I had been trying to bisect the anatomy of Prison Break, and tried to analyse why was it so watchable and utterly compelling that it forces audience to hurtle from episodes to episodes and just never break free from it. First off, it's appeal to its audience. What was amazing, in my opinion, to this show was its plot. Alright, it's TV and they made something that feels like a film that runs for like 22 hours. The plot is just marvelous, carefully thought and somewhat incredulously constructed. Michael Scofield is an intelligent man, a decent guy who lives his decent life out of trouble. He's a structural engineer who works in a large engineering firm. And once he discovered for his own self that his brother, Lincoln Burrows was in prison and was innocent of the crime he didn't commit, he was guilty of the things that he thought about his brother: the murderer of the Vice-President's brother. Lincoln was about to be hanged and within three weeks, Michael would be doing the most unlikely thing in the whole world - to save his innocent brother. Lincoln, while sitting in death row, didn't know that his brother Michael, was making an elaborate plan to get his brother out of Fox River Prison, and it just happens that Michael Scofield, the structural engineer, was one of the designers of the prison itself. He smuggled the building's blueprints and tattooed it all over his body. Season was focused on the escape, and Michael had deliberately robbed a bank to be incarcerated in the same prison his brother was in. Yet, everything was planned, and every careful step would be on its way, inmates would involved, people will be killed, and this series would wound itself to the perfect time they would make themselves out of the prison walls. And beneath the struggle for escape, to find justice and redemption, little by little, Burrow's attorney and ex-girlfriend Veronica Donovan was also in a dangerous journey in unearthing a web of conspiracy that was something greater, something like politics behind it all.

The characters were very engaging. Like most TV series, they were able to carefully bring out the life of each character, their own stories. Michael Scofield was a believable character and what was more awesome was that it felt like Wentworth Miller didn't act it. It came out naturally from it. I think that was something great from an actor; they make the characters they play convincing and Scofield did not come off as Wentworth Miller but Scofield himself. Undeniably, this would be Miller's breakthrough act and he's on his way to his career now. Inmates were present too, some were very annoying in fact, and some were pathetic and most of them were sympathetic.
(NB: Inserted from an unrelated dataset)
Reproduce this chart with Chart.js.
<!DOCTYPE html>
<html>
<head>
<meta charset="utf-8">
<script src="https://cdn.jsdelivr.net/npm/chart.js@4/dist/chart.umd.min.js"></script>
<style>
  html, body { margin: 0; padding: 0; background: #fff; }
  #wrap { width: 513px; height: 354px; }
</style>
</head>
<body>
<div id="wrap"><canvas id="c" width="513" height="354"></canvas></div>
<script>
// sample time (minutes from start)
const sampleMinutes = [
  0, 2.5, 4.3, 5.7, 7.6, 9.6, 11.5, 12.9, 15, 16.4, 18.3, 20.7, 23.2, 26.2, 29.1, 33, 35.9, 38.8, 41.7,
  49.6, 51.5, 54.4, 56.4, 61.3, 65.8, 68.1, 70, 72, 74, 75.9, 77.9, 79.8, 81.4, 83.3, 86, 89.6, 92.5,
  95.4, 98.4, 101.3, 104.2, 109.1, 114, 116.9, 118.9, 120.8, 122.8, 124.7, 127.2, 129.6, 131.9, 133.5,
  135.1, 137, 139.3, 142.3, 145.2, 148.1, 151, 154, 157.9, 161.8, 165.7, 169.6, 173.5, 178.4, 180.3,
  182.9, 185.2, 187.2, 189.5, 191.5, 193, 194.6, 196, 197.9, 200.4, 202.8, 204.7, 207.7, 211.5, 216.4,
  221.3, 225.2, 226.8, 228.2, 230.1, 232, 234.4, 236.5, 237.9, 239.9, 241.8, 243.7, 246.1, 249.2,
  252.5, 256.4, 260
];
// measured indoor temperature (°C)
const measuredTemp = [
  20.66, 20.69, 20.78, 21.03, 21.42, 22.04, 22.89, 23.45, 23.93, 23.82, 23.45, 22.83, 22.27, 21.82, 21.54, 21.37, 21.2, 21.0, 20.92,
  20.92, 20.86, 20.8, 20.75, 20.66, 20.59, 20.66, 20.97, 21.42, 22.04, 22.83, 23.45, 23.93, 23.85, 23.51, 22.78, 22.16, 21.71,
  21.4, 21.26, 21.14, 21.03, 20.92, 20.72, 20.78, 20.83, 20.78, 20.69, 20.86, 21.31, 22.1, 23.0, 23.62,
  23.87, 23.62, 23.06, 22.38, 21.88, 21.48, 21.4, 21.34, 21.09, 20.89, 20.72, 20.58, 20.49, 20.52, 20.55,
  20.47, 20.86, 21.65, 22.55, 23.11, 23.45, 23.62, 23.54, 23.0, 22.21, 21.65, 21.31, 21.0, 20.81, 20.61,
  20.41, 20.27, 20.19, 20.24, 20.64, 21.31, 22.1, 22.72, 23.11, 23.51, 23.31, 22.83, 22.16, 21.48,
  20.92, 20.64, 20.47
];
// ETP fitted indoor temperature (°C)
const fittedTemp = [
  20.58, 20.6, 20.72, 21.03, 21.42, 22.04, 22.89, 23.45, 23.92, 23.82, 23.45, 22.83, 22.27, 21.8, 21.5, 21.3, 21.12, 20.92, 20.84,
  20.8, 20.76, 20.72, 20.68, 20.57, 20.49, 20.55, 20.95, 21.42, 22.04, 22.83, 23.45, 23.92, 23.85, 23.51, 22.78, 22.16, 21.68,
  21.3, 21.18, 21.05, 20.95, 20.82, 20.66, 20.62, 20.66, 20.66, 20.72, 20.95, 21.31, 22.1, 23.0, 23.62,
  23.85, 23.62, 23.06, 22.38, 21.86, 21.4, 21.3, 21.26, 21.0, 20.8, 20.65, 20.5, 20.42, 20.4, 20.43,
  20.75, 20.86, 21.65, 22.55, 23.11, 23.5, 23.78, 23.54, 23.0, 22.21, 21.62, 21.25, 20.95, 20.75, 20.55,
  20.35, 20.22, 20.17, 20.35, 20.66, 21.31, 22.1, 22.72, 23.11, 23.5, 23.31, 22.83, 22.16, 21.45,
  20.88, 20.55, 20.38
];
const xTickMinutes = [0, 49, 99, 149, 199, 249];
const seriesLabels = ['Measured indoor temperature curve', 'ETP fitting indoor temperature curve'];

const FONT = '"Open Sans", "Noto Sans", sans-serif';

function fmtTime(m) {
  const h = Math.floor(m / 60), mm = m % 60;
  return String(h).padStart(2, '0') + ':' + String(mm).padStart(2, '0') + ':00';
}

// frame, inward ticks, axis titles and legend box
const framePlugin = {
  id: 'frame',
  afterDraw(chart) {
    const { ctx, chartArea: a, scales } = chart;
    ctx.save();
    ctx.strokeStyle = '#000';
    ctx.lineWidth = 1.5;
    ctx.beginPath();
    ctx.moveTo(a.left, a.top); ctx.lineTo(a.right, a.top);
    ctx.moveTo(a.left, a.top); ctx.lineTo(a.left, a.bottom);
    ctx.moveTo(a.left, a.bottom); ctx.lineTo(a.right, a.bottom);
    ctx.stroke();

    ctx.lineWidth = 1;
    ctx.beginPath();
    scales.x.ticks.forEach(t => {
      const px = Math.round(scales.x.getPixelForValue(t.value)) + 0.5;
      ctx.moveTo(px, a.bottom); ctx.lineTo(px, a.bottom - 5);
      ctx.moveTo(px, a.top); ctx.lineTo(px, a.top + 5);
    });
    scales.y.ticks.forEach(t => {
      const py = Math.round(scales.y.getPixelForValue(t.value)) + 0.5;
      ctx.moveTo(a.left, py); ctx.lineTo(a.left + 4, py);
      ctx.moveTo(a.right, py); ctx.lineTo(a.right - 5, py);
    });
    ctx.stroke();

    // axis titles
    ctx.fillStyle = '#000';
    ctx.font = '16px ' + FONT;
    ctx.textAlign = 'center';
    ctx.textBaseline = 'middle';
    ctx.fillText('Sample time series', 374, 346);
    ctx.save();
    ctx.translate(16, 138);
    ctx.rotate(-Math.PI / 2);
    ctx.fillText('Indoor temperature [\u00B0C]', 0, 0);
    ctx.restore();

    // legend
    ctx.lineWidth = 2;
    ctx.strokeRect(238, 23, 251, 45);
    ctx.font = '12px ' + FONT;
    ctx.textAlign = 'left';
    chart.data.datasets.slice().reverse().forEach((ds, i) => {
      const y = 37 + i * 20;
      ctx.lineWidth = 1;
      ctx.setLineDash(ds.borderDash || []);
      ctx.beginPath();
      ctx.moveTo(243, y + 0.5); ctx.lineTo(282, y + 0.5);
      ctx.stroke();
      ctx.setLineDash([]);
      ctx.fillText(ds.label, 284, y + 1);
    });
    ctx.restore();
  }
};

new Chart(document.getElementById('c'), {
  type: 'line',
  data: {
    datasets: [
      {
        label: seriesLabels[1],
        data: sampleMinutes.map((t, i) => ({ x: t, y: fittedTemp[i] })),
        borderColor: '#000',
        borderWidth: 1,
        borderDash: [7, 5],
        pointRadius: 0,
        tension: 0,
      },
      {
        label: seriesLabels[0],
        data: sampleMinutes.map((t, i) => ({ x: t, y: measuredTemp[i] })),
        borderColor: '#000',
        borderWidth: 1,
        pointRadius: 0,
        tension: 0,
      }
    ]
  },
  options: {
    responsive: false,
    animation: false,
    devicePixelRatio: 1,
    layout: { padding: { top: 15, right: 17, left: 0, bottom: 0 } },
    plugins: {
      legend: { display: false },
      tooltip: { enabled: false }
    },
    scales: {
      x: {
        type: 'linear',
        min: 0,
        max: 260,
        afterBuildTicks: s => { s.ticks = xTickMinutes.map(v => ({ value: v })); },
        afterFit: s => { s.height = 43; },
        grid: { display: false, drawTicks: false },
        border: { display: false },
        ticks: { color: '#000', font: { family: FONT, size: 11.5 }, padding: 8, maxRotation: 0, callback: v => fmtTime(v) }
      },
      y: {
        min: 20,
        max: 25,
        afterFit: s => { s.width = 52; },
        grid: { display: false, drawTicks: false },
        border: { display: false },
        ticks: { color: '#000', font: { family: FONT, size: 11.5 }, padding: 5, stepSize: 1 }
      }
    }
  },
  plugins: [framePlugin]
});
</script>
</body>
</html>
There's Sucre, the Mexican inmate of Scofield's cell, the hateful T-Bag with the devilish grin, the former mob boss Abruzzi, the pathetic boy-toy Tweener and the rest of the crew was manageably believable. There's also Dominic Purcell as the convicted brother Lincoln Burrows, and the TV-turn of Robin Tunney as Veronica Donovan. Yay, they're both brilliant.

The environment was played convincingly, and even though we know it's all fiction, the writers were able to pull off good dialogues and a situation that was almost realistic. It's also the writing that made the episodes very cliffhanger-like.
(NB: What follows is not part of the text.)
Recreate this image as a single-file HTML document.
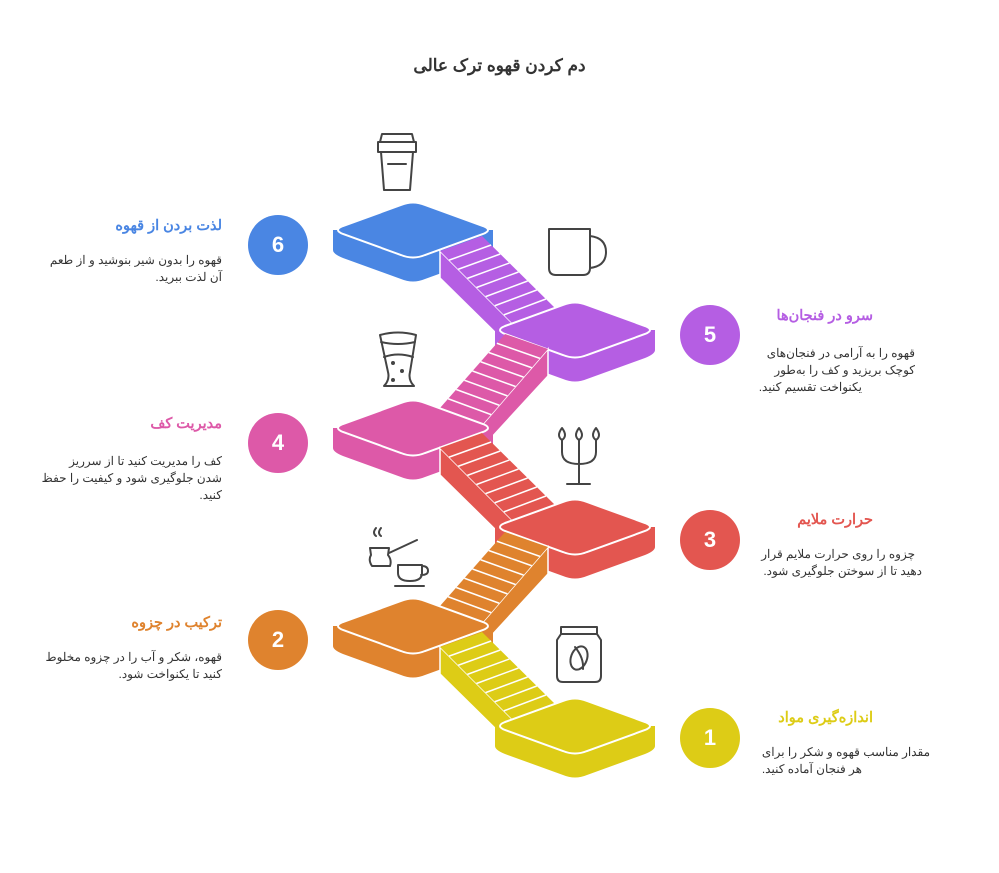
<!DOCTYPE html>
<html><head><meta charset="utf-8"><style>
body{margin:0;width:999px;height:873px;background:#fff;overflow:hidden;position:relative;font-family:"Liberation Sans","Noto Sans CJK SC",sans-serif}
svg{position:absolute;left:0;top:0}
.t{position:absolute;direction:rtl;white-space:nowrap;font-weight:bold;font-size:14.5px}
.l{position:absolute;direction:rtl;white-space:nowrap;font-size:12px;color:#333}
.n{position:absolute;width:60px;height:60px;border-radius:50%;color:#fff;font-weight:bold;font-size:22px;text-align:center;line-height:60px}
</style></head><body>
<svg id="s" width="999" height="873" viewBox="0 0 999 873">
<defs>
<g id="side"><path d="M -80,0 L -80,20 Q -80,24 -70,28 L -12,49 Q 0,54 12,49 L 70,28 Q 80,24 80,20 L 80,0 Z"/></g>
<path id="top" d="M -70,-4 L -12,-25 Q 0,-30 12,-25 L 70,-4 Q 80,0 70,4 L 12,25 Q 0,30 -12,25 L -70,4 Q -80,0 -70,-4 Z"/>
</defs>
<g id="g"></g>
<g fill="none" stroke="#444" stroke-width="2" stroke-linecap="round" stroke-linejoin="round">
<path d="M382,134 H412 L414,142 H380 Z M378,142 H416 V152 H378 Z M381,152 L384,190 H410 L413,152 M388,164 H406"/>
<path d="M549,229 H590 V268 Q590,275 583,275 H556 Q549,275 549,268 Z M590,236 Q606,238 606,252 Q606,266 590,268"/>
<path d="M380,335 Q398,330 416,335 L410,372 Q408,380 414,386 H384 Q390,380 388,372 Z M381,342 Q398,346 415,342 M384,357 Q398,352 413,357"/>
<circle cx="393" cy="363" r="1" fill="#444"/><circle cx="402" cy="371" r="1" fill="#444"/><circle cx="393" cy="380" r="1" fill="#444"/>
<path d="M562,428 Q556,436 562,440 Q568,436 562,428 Z M579,428 Q573,436 579,440 Q585,436 579,428 Z M596,428 Q590,436 596,440 Q602,436 596,428 Z M562,440 V452 Q562,464 579,464 Q596,464 596,452 V440 M579,440 V484 M567,484 H590"/>
<path d="M376,528 Q372,533 376,536 M381,528 Q377,533 381,536 M370,548 H389 L388,555 Q392,560 390,566 H372 Q368,560 371,555 Z M389,553 L417,540 M398,565 H422 V573 Q422,581 410,581 Q398,581 398,573 Z M422,566 Q428,566 428,571 Q428,575 421,575 M395,586 H424"/>
<path d="M561,627 H597 V634 L601,640 V676 Q601,682 595,682 H563 Q557,682 557,676 V640 L561,634 Z M561,634 H597"/>
<ellipse cx="579" cy="658" rx="8" ry="12" transform="rotate(20 579 658)"/>
<path d="M575,647 Q584,658 583,669"/>
</g>
</svg>
<div class="t" style="left:0;width:999px;text-align:center;top:56px;font-size:17px;color:#333;direction:rtl">دم کردن قهوه ترک عالی</div>

<div class="n" style="left:248px;top:215px;background:#4a86e3">6</div>
<div class="n" style="left:680px;top:305px;background:#b55ee3">5</div>
<div class="n" style="left:248px;top:413px;background:#dd59a8">4</div>
<div class="n" style="left:680px;top:510px;background:#e35650">3</div>
<div class="n" style="left:248px;top:610px;background:#df832e">2</div>
<div class="n" style="left:680px;top:708px;background:#ddcc16">1</div>

<div class="t" style="right:777px;top:218px;color:#4a86e3">لذت بردن از قهوه</div>
<div class="l" style="right:777px;top:253px">قهوه را بدون شیر بنوشید و از طعم</div>
<div class="l" style="right:777px;top:270px">آن لذت ببرید.</div>

<div class="t" style="right:126px;top:308px;color:#b55ee3">سرو در فنجان‌ها</div>
<div class="l" style="right:84px;top:346px">قهوه را به آرامی در فنجان‌های</div>
<div class="l" style="right:84px;top:363px">کوچک بریزید و کف را به‌طور</div>
<div class="l" style="right:137px;top:380px">یکنواخت تقسیم کنید.</div>

<div class="t" style="right:777px;top:416px;color:#dd59a8">مدیریت کف</div>
<div class="l" style="right:777px;top:454px">کف را مدیریت کنید تا از سرریز</div>
<div class="l" style="right:777px;top:471px">شدن جلوگیری شود و کیفیت را حفظ</div>
<div class="l" style="right:777px;top:488px">کنید.</div>

<div class="t" style="right:126px;top:512px;color:#e35650">حرارت ملایم</div>
<div class="l" style="right:84px;top:547px">چزوه را روی حرارت ملایم قرار</div>
<div class="l" style="right:77px;top:564px">دهید تا از سوختن جلوگیری شود.</div>

<div class="t" style="right:777px;top:615px;color:#df832e">ترکیب در چزوه</div>
<div class="l" style="right:777px;top:650px">قهوه، شکر و آب را در چزوه مخلوط</div>
<div class="l" style="right:777px;top:667px">کنید تا یکنواخت شود.</div>

<div class="t" style="right:126px;top:710px;color:#ddcc16">اندازه‌گیری مواد</div>
<div class="l" style="right:69px;top:745px">مقدار مناسب قهوه و شکر را برای</div>
<div class="l" style="right:137px;top:762px">هر فنجان آماده کنید.</div>

<script>
var NS="http://www.w3.org/2000/svg",g=document.getElementById("g");
function el(t,a){var e=document.createElementNS(NS,t);for(var k in a)e.setAttribute(k,a[k]);g.appendChild(e);return e;}
function P(p,cx,cy){return p.map(function(q){return (q[0]+cx)+","+(q[1]+cy)}).join(" ");}
function lerp(a,b,t){return [a[0]+(b[0]-a[0])*t,a[1]+(b[1]-a[1])*t];}
function platform(cx,cy,c){
 el("use",{href:"#side",x:cx,y:cy,fill:c});
 el("use",{href:"#top",x:cx,y:cy,fill:c,stroke:"#fff","stroke-width":2});
}
function stair(cx,cy,c,dir){
 var A,B,C,D,side;
 if(dir>0){A=[-135,-79];B=[-93,-94];C=[-20,-22];D=[-62,-6];side=[A,[-135,-52],[-70,12],D];}
 else{A=[135,-79];B=[92,-94];C=[27,-20];D=[70,-4];side=[A,[135,-52],[78,10],D];}
 el("polygon",{points:P(side,cx,cy),fill:c,stroke:"#fff","stroke-width":1.5});
 el("polygon",{points:P([A,B,C,D],cx,cy),fill:c});
 for(var i=1;i<8;i++){var t=i/8,p=lerp(A,D,t),q=lerp(B,C,t);
  el("line",{x1:p[0]+cx,y1:p[1]+cy,x2:q[0]+cx,y2:q[1]+cy,stroke:"#fff","stroke-width":1.5});}
}
var L=[[413,230,"#4a86e3"],[575,330,"#b55ee3"],[413,428,"#dd59a8"],[575,527,"#e35650"],[413,626,"#df832e"],[575,726,"#ddcc16"]];
for(var i=0;i<L.length;i++){
 if(i>0)stair(L[i][0],L[i][1],L[i][2],(i%2==1)?1:-1);
 platform(L[i][0],L[i][1],L[i][2]);
}
</script>
</body></html>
Watch this series, and please don't overreact if you find yourself physically craving for the Season 2. It's very suspenseful, has depth, and awesomely engaging to say the least. And that just the least of it, there's more to Prison Break than what meets the eye. It's an intelligent thriller, a very good drama filled with convincing yet little-known cast (except for the three leads; Miller, Purcell and Tunney), and an unexpected TV guilty pleasure. You just can't help but get addicted to it too. And oh, Brett Rattner directed the very first episode, which obviously launched its way to jail goodness. This would remain to be one of my very few TV-series favourites.